## Your instructions
Take every line from the first down to the line with "const nitrateTicks = [0, 20, 40, 60, 80];" and set it down exactly, without the pictures.

## Material
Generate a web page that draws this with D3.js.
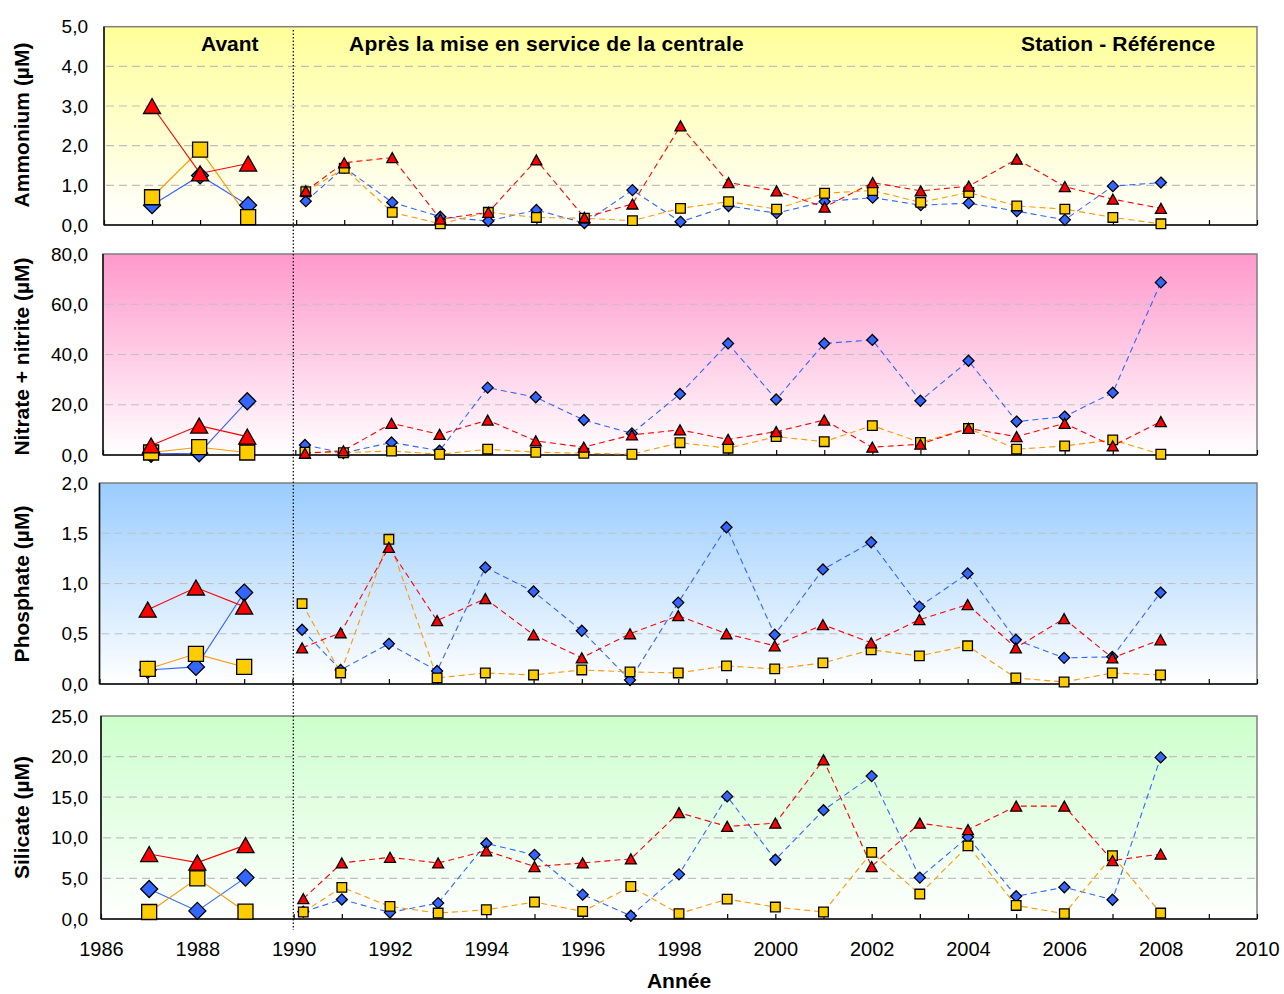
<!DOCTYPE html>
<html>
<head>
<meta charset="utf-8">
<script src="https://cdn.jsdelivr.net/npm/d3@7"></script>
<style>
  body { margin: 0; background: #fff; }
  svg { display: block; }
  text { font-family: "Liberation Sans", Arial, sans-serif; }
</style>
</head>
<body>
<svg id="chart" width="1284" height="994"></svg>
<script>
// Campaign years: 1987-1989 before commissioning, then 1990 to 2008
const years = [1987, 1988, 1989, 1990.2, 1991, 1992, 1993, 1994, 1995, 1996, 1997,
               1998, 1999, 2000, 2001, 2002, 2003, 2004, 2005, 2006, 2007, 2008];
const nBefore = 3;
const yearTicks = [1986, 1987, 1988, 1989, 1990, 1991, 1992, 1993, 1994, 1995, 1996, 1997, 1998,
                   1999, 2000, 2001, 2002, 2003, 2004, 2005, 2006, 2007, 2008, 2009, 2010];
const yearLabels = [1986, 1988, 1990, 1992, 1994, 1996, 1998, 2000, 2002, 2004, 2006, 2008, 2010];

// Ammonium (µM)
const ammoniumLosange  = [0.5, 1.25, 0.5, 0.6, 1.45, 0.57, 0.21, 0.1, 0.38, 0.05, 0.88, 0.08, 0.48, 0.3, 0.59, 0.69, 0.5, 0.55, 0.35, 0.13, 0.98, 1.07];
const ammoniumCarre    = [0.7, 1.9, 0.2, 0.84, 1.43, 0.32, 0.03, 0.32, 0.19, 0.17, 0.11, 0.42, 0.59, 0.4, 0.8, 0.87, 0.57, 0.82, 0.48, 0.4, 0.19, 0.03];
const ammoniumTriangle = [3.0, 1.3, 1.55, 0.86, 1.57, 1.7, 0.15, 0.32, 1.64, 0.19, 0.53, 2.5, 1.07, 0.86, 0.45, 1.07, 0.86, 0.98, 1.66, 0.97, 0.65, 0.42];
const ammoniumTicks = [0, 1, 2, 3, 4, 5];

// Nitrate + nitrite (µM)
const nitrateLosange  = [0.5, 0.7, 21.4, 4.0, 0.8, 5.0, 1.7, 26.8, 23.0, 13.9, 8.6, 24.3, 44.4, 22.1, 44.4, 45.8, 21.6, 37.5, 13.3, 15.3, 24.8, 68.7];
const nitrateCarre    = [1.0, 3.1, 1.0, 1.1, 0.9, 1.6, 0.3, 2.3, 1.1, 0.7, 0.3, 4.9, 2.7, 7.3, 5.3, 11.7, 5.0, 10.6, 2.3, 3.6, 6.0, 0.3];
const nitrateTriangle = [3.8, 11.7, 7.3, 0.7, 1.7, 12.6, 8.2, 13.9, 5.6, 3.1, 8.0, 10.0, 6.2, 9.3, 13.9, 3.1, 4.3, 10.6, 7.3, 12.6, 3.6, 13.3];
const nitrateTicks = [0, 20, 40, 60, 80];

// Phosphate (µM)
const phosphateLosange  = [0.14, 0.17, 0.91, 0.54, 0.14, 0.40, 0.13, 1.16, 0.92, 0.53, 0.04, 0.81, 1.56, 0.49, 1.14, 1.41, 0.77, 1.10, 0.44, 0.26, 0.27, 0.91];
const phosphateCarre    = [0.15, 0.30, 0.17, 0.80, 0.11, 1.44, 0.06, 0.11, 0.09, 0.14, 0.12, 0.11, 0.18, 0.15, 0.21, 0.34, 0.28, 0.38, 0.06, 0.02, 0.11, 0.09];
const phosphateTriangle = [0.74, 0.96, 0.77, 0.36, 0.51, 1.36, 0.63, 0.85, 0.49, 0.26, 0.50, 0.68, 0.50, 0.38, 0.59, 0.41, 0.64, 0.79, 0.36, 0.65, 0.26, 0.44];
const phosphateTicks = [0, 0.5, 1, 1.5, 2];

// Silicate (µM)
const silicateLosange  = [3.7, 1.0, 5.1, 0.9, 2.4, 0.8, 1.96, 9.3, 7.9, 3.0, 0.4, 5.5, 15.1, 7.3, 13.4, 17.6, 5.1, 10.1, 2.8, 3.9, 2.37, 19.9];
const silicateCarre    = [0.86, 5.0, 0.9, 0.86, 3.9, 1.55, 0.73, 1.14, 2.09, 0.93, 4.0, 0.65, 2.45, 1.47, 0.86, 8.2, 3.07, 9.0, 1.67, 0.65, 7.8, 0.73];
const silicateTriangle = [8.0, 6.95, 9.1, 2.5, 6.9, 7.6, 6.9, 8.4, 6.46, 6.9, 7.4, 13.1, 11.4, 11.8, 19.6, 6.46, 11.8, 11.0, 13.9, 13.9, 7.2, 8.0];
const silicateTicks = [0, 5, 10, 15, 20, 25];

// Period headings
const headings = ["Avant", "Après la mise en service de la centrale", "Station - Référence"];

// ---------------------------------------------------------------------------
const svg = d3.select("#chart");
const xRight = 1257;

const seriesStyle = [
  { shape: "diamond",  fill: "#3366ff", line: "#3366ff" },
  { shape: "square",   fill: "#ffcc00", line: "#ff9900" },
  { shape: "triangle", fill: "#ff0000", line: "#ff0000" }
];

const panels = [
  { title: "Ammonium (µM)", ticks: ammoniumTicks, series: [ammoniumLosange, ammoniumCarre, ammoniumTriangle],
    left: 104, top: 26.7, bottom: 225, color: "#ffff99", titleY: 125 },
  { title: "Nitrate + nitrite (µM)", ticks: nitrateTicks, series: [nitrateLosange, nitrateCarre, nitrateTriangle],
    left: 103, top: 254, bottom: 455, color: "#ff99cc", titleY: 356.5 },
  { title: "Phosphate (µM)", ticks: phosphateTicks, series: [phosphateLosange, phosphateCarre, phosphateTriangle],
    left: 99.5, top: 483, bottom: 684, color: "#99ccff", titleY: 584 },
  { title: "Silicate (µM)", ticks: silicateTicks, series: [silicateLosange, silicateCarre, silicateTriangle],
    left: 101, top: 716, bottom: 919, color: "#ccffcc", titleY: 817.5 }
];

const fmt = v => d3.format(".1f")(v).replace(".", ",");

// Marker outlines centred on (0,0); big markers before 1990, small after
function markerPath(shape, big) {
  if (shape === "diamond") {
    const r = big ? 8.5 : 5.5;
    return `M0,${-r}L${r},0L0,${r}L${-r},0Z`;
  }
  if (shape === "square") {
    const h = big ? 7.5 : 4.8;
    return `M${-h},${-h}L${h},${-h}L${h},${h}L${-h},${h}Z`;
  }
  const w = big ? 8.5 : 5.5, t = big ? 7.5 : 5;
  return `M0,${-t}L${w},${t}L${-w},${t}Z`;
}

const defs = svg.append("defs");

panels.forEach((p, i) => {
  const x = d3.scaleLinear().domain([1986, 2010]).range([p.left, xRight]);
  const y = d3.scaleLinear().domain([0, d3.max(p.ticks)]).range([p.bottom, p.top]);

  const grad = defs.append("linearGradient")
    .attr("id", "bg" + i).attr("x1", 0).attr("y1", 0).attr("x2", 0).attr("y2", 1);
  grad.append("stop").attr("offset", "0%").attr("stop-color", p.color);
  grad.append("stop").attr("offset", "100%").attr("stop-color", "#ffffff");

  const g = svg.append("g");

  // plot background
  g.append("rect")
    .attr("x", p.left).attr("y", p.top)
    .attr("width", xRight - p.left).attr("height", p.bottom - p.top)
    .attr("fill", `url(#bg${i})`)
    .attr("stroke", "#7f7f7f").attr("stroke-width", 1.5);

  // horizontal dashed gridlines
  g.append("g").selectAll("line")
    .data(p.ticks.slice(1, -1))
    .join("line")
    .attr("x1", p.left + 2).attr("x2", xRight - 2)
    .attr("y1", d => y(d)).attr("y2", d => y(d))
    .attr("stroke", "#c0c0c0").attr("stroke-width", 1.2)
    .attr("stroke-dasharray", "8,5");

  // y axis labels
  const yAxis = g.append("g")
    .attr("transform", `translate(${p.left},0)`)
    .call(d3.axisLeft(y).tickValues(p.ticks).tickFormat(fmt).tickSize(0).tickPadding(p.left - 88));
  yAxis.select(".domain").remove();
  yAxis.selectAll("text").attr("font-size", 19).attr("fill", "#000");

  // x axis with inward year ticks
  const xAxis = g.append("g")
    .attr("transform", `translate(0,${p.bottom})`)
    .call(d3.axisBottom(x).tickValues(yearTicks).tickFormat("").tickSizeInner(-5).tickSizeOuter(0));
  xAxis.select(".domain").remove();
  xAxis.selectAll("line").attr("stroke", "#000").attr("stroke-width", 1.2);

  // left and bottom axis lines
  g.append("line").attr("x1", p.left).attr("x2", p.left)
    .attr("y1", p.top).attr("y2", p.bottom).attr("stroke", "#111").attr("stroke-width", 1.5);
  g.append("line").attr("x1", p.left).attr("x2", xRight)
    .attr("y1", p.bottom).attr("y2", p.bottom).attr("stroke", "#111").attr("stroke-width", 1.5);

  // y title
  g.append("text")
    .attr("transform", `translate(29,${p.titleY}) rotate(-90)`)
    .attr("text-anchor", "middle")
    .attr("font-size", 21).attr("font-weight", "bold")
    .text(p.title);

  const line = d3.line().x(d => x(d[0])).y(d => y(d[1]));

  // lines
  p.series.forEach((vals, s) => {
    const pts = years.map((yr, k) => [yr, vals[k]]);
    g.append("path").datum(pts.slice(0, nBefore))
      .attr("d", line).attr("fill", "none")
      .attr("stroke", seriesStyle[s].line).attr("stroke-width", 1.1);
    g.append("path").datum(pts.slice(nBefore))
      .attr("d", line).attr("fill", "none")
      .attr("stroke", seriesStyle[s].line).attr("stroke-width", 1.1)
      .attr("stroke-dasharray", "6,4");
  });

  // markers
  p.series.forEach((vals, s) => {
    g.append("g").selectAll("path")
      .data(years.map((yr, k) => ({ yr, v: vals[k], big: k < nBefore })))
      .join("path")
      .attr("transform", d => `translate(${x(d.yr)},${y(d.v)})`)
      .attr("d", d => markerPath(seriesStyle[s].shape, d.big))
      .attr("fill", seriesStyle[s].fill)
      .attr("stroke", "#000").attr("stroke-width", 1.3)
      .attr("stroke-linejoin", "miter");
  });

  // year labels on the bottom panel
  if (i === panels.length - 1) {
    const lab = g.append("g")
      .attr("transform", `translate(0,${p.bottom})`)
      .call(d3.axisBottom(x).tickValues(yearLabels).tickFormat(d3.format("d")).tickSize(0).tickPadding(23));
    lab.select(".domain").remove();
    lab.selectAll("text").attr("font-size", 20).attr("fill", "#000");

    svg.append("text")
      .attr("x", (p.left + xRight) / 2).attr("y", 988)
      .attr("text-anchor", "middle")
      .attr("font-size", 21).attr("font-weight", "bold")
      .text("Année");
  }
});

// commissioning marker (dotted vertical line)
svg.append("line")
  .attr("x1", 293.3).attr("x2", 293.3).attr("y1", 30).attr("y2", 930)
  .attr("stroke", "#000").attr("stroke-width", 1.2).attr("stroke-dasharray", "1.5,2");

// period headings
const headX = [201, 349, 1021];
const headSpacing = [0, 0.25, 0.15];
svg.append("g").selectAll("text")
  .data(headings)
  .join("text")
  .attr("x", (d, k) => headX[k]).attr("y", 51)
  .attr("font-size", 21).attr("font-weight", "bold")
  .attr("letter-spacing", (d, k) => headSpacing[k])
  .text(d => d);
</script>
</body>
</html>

## Exercise result
Generate a web page that draws this with D3.js.
<!DOCTYPE html>
<html>
<head>
<meta charset="utf-8">
<script src="https://cdn.jsdelivr.net/npm/d3@7"></script>
<style>
  body { margin: 0; background: #fff; }
  svg { display: block; }
  text { font-family: "Liberation Sans", Arial, sans-serif; }
</style>
</head>
<body>
<svg id="chart" width="1284" height="994"></svg>
<script>
// Campaign years: 1987-1989 before commissioning, then 1990 to 2008
const years = [1987, 1988, 1989, 1990.2, 1991, 1992, 1993, 1994, 1995, 1996, 1997,
               1998, 1999, 2000, 2001, 2002, 2003, 2004, 2005, 2006, 2007, 2008];
const nBefore = 3;
const yearTicks = [1986, 1987, 1988, 1989, 1990, 1991, 1992, 1993, 1994, 1995, 1996, 1997, 1998,
                   1999, 2000, 2001, 2002, 2003, 2004, 2005, 2006, 2007, 2008, 2009, 2010];
const yearLabels = [1986, 1988, 1990, 1992, 1994, 1996, 1998, 2000, 2002, 2004, 2006, 2008, 2010];

// Ammonium (µM)
const ammoniumLosange  = [0.5, 1.25, 0.5, 0.6, 1.45, 0.57, 0.21, 0.1, 0.38, 0.05, 0.88, 0.08, 0.48, 0.3, 0.59, 0.69, 0.5, 0.55, 0.35, 0.13, 0.98, 1.07];
const ammoniumCarre    = [0.7, 1.9, 0.2, 0.84, 1.43, 0.32, 0.03, 0.32, 0.19, 0.17, 0.11, 0.42, 0.59, 0.4, 0.8, 0.87, 0.57, 0.82, 0.48, 0.4, 0.19, 0.03];
const ammoniumTriangle = [3.0, 1.3, 1.55, 0.86, 1.57, 1.7, 0.15, 0.32, 1.64, 0.19, 0.53, 2.5, 1.07, 0.86, 0.45, 1.07, 0.86, 0.98, 1.66, 0.97, 0.65, 0.42];
const ammoniumTicks = [0, 1, 2, 3, 4, 5];

// Nitrate + nitrite (µM)
const nitrateLosange  = [0.5, 0.7, 21.4, 4.0, 0.8, 5.0, 1.7, 26.8, 23.0, 13.9, 8.6, 24.3, 44.4, 22.1, 44.4, 45.8, 21.6, 37.5, 13.3, 15.3, 24.8, 68.7];
const nitrateCarre    = [1.0, 3.1, 1.0, 1.1, 0.9, 1.6, 0.3, 2.3, 1.1, 0.7, 0.3, 4.9, 2.7, 7.3, 5.3, 11.7, 5.0, 10.6, 2.3, 3.6, 6.0, 0.3];
const nitrateTriangle = [3.8, 11.7, 7.3, 0.7, 1.7, 12.6, 8.2, 13.9, 5.6, 3.1, 8.0, 10.0, 6.2, 9.3, 13.9, 3.1, 4.3, 10.6, 7.3, 12.6, 3.6, 13.3];
const nitrateTicks = [0, 20, 40, 60, 80];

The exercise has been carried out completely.